In any case, there are some fine pieces, and as so often the study of ceramics leads one into the social and political history of the people who made them. These works date mostly from the 14th century, when the technology was imported or implanted in Thailand, until the 16th, when a combination of factors brought the manufacture to an end.
Ceramics is not like carpentry, where you can pack up your tools and move on and cut down timber somewhere else. There is an investment in infrastructure that increases as the work becomes more sophisticated, firing at higher temperatures and achieving more beautiful and durable results; and infrastructure means reduced mobility and vulnerability to destruction in war and other circumstances.

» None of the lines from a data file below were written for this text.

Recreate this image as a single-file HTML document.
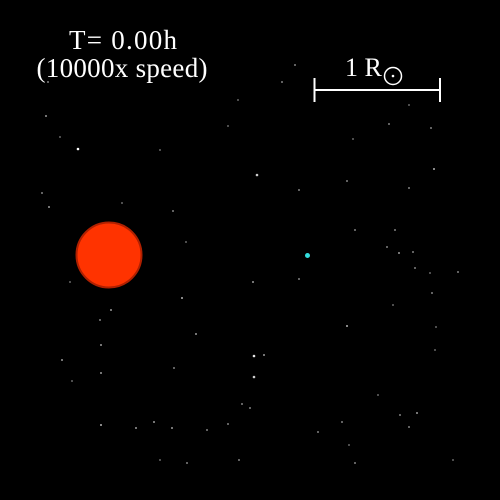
<!DOCTYPE html>
<html><head><meta charset="utf-8"><style>
html,body{margin:0;padding:0;background:#000;}
svg{display:block;}
text{font-family:"Liberation Serif",serif;fill:#fff;}
</style></head><body>
<svg width="500" height="500" viewBox="0 0 500 500">
<rect width="500" height="500" fill="#000"/>
<g id="stars"></g>
<text x="123" y="49" font-size="27" text-anchor="middle" textLength="108">T= 0.00h</text>
<text x="122" y="77" font-size="27" text-anchor="middle" textLength="171">(10000x speed)</text>
<g>
<line x1="314" y1="90" x2="440" y2="90" stroke="#fff" stroke-width="2"/>
<line x1="314.5" y1="78" x2="314.5" y2="102" stroke="#fff" stroke-width="2"/>
<line x1="440" y1="78" x2="440" y2="102" stroke="#fff" stroke-width="2"/>
<text x="345" y="76" font-size="26">1 R</text>
<circle cx="393" cy="76" r="8.5" fill="none" stroke="#fff" stroke-width="1.5"/>
<circle cx="393" cy="76" r="1.3" fill="#fff"/>
</g>
<circle cx="109" cy="255" r="32.5" fill="#ff3300" stroke="#b02000" stroke-width="2"/>
<circle cx="307.5" cy="255.5" r="2.5" fill="#33dddd"/>
</svg>
<script>
const starX=[48,78,46,60,49,42,122,173,257,299,347,409,434,431,389,282,238,228,160,186,182,196,174,100,111,70,62,72,101,101,172,228,254,264,254,242,250,207,101,136,154,160,187,239,318,342,349,355,378,400,409,417,393,432,458,430,436,415,413,399,387,395,355,347,353,299,295,253,453,435,409];
const starY=[82,149,116,137,207,193,203,211,175,190,181,188,169,128,124,82,100,126,150,242,298,334,368,320,310,282,360,381,345,373,428,424,356,355,377,404,408,430,425,428,422,460,463,460,432,422,445,463,395,415,427,413,305,293,272,273,327,268,252,253,247,230,230,326,139,279,65,282,460,350,105];
const starB=[0.5,1,0.6,0.4,0.6,0.5,0.4,0.5,0.8,0.5,0.5,0.5,0.7,0.5,0.5,0.5,0.4,0.4,0.4,0.4,0.7,0.6,0.5,0.5,0.6,0.4,0.6,0.4,0.6,0.6,0.6,0.5,0.9,0.6,0.8,0.5,0.5,0.5,0.7,0.6,0.6,0.4,0.5,0.5,0.5,0.5,0.4,0.5,0.4,0.5,0.5,0.6,0.4,0.5,0.5,0.4,0.4,0.5,0.5,0.6,0.5,0.5,0.5,0.7,0.4,0.5,0.5,0.6,0.4,0.4,0.4];
const g=document.getElementById('stars');
for(let i=0;i<starX.length;i++){
  const c=document.createElementNS('http://www.w3.org/2000/svg','circle');
  c.setAttribute('cx',starX[i]);c.setAttribute('cy',starY[i]);
  c.setAttribute('r',starB[i]>0.75?1.3:1);
  c.setAttribute('fill','#fff');c.setAttribute('fill-opacity',starB[i]);
  
  
  g.appendChild(c);
}
</script>
</body></html>
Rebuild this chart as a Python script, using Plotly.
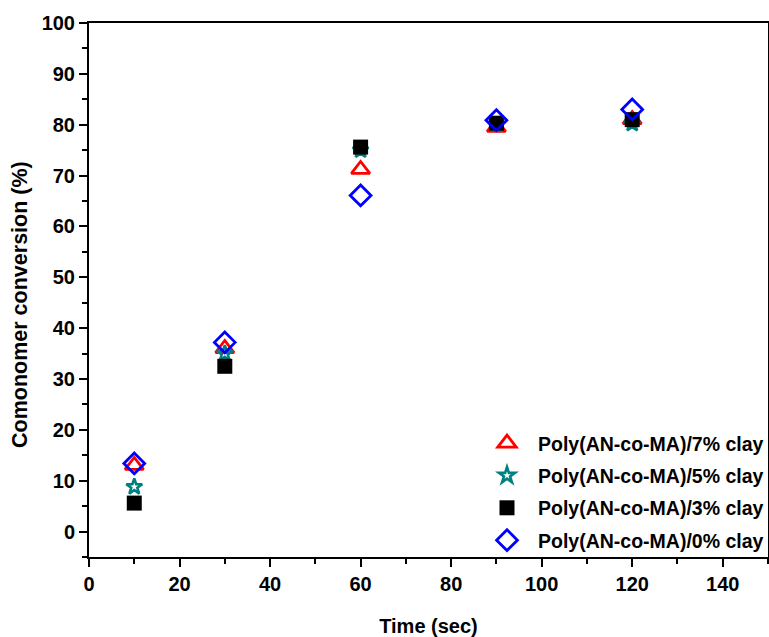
import plotly.graph_objects as go

# Reaction time (sec)
time_sec = [10, 30, 60, 90, 120]

# Comonomer conversion (%) for each clay loading
conv_7 = [13.0, 36.0, 71.2, 79.5, 81.0]
conv_5 = [8.8, 35.0, 75.0, 80.0, 80.2]
conv_3 = [5.6, 32.5, 75.6, 80.3, 81.0]
conv_0 = [13.4, 37.2, 66.1, 80.9, 83.0]

series_names = [
    "Poly(AN-co-MA)/7% clay",
    "Poly(AN-co-MA)/5% clay",
    "Poly(AN-co-MA)/3% clay",
    "Poly(AN-co-MA)/0% clay",
]

x_ticks = [0, 20, 40, 60, 80, 100, 120, 140]
y_ticks = [0, 10, 20, 30, 40, 50, 60, 70, 80, 90, 100]

FONT = "Liberation Sans, Arial, sans-serif"

styles = [
    dict(symbol="triangle-up-open", color="#ff0000", size=16, line=dict(width=2.8, color="#ff0000")),
    dict(symbol="star-open", color="#008080", size=12, line=dict(width=2.6, color="#008080")),
    dict(symbol="square", color="#000000", size=15, line=dict(width=0, color="#000000")),
    dict(symbol="diamond-open", color="#0000ff", size=16, line=dict(width=2.8, color="#0000ff")),
]

fig = go.Figure()
for name, ys, st in zip(series_names, [conv_7, conv_5, conv_3, conv_0], styles):
    fig.add_trace(go.Scatter(
        x=time_sec, y=ys, mode="markers", name=name,
        legendgroup=name,
        marker=st,
    ))

axis_common = dict(
    showline=True, linecolor="black", linewidth=2, mirror=True,
    ticks="outside", ticklen=8, tickwidth=2, tickcolor="black",
    showgrid=False, zeroline=False,
    tickfont=dict(family=FONT, size=20, color="black", weight="bold"),
)

fig.update_xaxes(
    range=[0, 150], tickvals=x_ticks,
    minor=dict(dtick=10, ticks="outside", ticklen=5, tickwidth=2, tickcolor="black", showgrid=False),
    title=dict(text="Time (sec)", font=dict(family=FONT, size=20, color="black", weight="bold"), standoff=26),
    **axis_common,
)
fig.update_yaxes(
    range=[-5, 100], tickvals=y_ticks,
    minor=dict(dtick=5, ticks="outside", ticklen=5, tickwidth=2, tickcolor="black", showgrid=False),
    **axis_common,
)

# Y-axis title as a rotated annotation, placed slightly below the axis midpoint
fig.add_annotation(
    text="Comonomer conversion (%)", textangle=-90,
    xref="paper", yref="paper", x=-0.1016, y=0.472,
    xanchor="center", yanchor="middle", showarrow=False,
    font=dict(family=FONT, size=21.5, color="black", weight="bold"),
)

fig.update_layout(
    width=769, height=637,
    margin=dict(l=89, r=1, t=23, b=80, autoexpand=False),
    paper_bgcolor="white", plot_bgcolor="white",
    showlegend=True,
    legend=dict(
        xref="container", yref="container",
        x=1.0, y=0.121, xanchor="right", yanchor="bottom",
        bgcolor="rgba(0,0,0,0)", borderwidth=0,
        font=dict(family=FONT, size=19.5, color="black", weight="bold"),
        traceorder="grouped", tracegroupgap=4,
        itemwidth=52,
    ),
)

fig.write_html("out.html")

The Thai potters began by imitating Vietnamese and Chinese models, and as manufacturing increased, they began to export to other areas of Southeast Asia that lacked such sophisticated technology.
Beginning with bowls painted in underglaze black iron oxide patterns, the Thai potters soon began imitating the fine green glazed wares with incised patterns that we know as celadon, and that the Chinese themselves originally developed because the colour recalled that of jade.
The fate of Thai ceramics is deeply related to events in China and even in parts of the world of which they knew nothing. At the beginning of the Ming Dynasty in the later 14th century, the emperor proclaimed a ban on ceramic trading overseas, which produced, for a time, the massive fall in exports that is known among specialists as the Ming Gap.
Thai production boomed with their giant competitor temporarily hobbled in this way. But Chinese exports inevitably resumed, and then the Europeans, who had first sailed to Asia at the end of the 15th century, soon established a flourishing business trading up and down the east coast of the continent.
The Dutch and Portuguese trading networks of the 16th century formed a perfect commercial synergy with the Chinese manufacturers, and the new accessibility of markets with an insatiable demand for ceramics led to an enormous growth in the Chinese production of inexpensive export wares.
The Thai potters couldn't compete, and a slow decline set in. Then the kilns had to be evacuated in 1584 when the Burmese launched an invasion, and Thai ceramic production abruptly stopped.
The remarkable thing is that when peace returned, the workshops did not start up again; in the end it wasn't the invasion that killed the industry, but something familiar to us today, Chinese mass-production.